▶ [Exercise aim]: Only one portion of the data is to be written out: from the line bearing "Write a Python" through the line bearing "plt.rcParams['font.family'] = ['Liberation". Write it exactly as it appears.

▶ [Input]:

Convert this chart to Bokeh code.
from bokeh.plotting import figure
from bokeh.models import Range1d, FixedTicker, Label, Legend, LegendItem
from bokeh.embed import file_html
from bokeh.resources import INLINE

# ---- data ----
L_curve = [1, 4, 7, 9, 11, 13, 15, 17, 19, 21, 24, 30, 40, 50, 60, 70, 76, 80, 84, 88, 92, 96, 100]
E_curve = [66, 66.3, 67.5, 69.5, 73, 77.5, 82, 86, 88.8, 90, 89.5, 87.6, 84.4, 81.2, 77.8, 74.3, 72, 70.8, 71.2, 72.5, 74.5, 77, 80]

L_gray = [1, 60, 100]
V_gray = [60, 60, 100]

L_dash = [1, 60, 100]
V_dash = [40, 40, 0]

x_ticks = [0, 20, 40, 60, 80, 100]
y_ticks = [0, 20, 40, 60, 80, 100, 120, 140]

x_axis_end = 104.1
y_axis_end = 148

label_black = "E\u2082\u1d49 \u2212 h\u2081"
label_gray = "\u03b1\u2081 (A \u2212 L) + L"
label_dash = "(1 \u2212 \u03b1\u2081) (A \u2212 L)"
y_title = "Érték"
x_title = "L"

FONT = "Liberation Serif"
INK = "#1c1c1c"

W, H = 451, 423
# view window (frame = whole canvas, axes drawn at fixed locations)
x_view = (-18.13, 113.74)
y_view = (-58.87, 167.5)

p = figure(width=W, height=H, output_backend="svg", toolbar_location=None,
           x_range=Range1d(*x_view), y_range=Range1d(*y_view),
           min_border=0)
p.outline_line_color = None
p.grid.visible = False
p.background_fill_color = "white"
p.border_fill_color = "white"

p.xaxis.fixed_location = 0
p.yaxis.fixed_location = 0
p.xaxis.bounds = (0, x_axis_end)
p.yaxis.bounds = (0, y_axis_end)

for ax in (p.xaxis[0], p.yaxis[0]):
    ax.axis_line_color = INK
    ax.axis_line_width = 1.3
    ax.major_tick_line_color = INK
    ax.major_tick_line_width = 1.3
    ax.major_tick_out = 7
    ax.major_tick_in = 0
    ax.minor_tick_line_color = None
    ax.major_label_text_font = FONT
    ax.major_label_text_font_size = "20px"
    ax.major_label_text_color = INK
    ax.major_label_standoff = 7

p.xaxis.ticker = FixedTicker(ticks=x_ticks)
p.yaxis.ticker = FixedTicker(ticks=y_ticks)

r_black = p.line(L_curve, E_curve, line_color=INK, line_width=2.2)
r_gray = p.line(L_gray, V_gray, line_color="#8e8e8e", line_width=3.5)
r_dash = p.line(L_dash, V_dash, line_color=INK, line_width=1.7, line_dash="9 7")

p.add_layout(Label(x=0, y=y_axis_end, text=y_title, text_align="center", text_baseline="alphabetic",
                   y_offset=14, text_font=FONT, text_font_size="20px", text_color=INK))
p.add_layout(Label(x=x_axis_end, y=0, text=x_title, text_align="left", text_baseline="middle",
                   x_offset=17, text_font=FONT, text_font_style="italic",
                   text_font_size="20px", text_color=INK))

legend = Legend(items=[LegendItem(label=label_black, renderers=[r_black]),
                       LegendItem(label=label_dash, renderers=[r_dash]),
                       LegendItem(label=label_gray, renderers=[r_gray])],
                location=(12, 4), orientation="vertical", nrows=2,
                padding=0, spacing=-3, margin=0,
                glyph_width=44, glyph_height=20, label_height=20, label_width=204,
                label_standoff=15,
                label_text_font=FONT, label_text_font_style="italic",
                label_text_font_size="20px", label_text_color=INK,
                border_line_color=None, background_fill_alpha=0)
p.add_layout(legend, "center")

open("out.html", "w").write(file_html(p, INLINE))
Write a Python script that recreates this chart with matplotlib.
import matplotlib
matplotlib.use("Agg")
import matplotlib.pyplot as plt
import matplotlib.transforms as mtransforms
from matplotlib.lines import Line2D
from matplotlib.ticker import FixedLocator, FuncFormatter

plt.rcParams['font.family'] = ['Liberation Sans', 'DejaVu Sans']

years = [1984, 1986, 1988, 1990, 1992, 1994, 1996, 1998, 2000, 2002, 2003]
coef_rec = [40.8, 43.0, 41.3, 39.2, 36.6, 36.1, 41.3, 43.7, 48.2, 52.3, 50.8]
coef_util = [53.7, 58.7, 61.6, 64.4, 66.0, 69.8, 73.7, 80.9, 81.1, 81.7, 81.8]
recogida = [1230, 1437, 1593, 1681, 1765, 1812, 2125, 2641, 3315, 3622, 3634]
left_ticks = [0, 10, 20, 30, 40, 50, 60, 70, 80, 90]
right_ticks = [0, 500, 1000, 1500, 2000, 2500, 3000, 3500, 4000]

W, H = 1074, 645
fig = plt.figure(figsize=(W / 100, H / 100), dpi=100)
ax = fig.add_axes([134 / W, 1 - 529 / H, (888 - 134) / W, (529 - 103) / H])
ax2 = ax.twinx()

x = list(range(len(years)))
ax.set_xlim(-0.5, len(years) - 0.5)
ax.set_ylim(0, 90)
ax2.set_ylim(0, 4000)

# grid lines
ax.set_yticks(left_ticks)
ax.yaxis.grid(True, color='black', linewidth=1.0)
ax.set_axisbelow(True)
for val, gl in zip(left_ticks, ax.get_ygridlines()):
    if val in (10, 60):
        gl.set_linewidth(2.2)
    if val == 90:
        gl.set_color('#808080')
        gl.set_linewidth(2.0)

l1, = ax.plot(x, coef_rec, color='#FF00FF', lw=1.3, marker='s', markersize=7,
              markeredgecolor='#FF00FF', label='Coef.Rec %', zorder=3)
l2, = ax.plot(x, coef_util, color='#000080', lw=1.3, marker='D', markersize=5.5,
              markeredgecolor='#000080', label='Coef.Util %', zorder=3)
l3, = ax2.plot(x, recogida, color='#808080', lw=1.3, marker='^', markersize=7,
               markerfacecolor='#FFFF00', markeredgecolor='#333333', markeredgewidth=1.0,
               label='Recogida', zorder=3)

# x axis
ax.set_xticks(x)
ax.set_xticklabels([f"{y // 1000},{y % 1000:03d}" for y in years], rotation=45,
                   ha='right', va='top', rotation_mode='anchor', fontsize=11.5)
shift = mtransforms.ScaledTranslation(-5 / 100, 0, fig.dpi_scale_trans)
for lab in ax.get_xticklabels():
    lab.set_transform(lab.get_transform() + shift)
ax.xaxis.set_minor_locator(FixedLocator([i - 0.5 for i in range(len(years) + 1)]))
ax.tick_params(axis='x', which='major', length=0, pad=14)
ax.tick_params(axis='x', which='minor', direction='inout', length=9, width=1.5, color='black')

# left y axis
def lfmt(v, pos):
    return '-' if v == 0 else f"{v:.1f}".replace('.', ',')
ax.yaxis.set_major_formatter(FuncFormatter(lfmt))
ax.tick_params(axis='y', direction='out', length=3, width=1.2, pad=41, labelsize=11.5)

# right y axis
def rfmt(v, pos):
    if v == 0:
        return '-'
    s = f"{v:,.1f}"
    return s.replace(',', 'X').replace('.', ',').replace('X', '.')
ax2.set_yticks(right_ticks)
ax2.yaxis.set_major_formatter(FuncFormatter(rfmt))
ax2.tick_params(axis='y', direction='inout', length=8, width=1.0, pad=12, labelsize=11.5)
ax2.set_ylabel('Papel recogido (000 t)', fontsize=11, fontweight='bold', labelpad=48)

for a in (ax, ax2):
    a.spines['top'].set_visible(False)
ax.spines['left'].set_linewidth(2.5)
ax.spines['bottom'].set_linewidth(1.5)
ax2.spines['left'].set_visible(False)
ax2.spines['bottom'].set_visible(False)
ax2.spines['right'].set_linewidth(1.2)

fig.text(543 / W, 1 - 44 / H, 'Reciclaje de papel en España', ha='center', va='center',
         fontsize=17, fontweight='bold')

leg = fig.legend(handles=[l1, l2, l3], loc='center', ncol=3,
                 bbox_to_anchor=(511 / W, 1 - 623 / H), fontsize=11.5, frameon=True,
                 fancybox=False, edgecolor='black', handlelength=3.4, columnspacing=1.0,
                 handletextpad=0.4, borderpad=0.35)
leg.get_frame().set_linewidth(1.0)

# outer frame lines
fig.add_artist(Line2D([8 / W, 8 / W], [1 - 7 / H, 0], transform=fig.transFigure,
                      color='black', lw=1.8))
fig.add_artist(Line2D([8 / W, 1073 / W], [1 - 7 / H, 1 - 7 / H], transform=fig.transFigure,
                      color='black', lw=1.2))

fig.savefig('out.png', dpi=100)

▶ [Answer]:
Write a Python script that recreates this chart with matplotlib.
import matplotlib
matplotlib.use("Agg")
import matplotlib.pyplot as plt
import matplotlib.transforms as mtransforms
from matplotlib.lines import Line2D
from matplotlib.ticker import FixedLocator, FuncFormatter

plt.rcParams['font.family'] = ['Liberation Sans', 'DejaVu Sans']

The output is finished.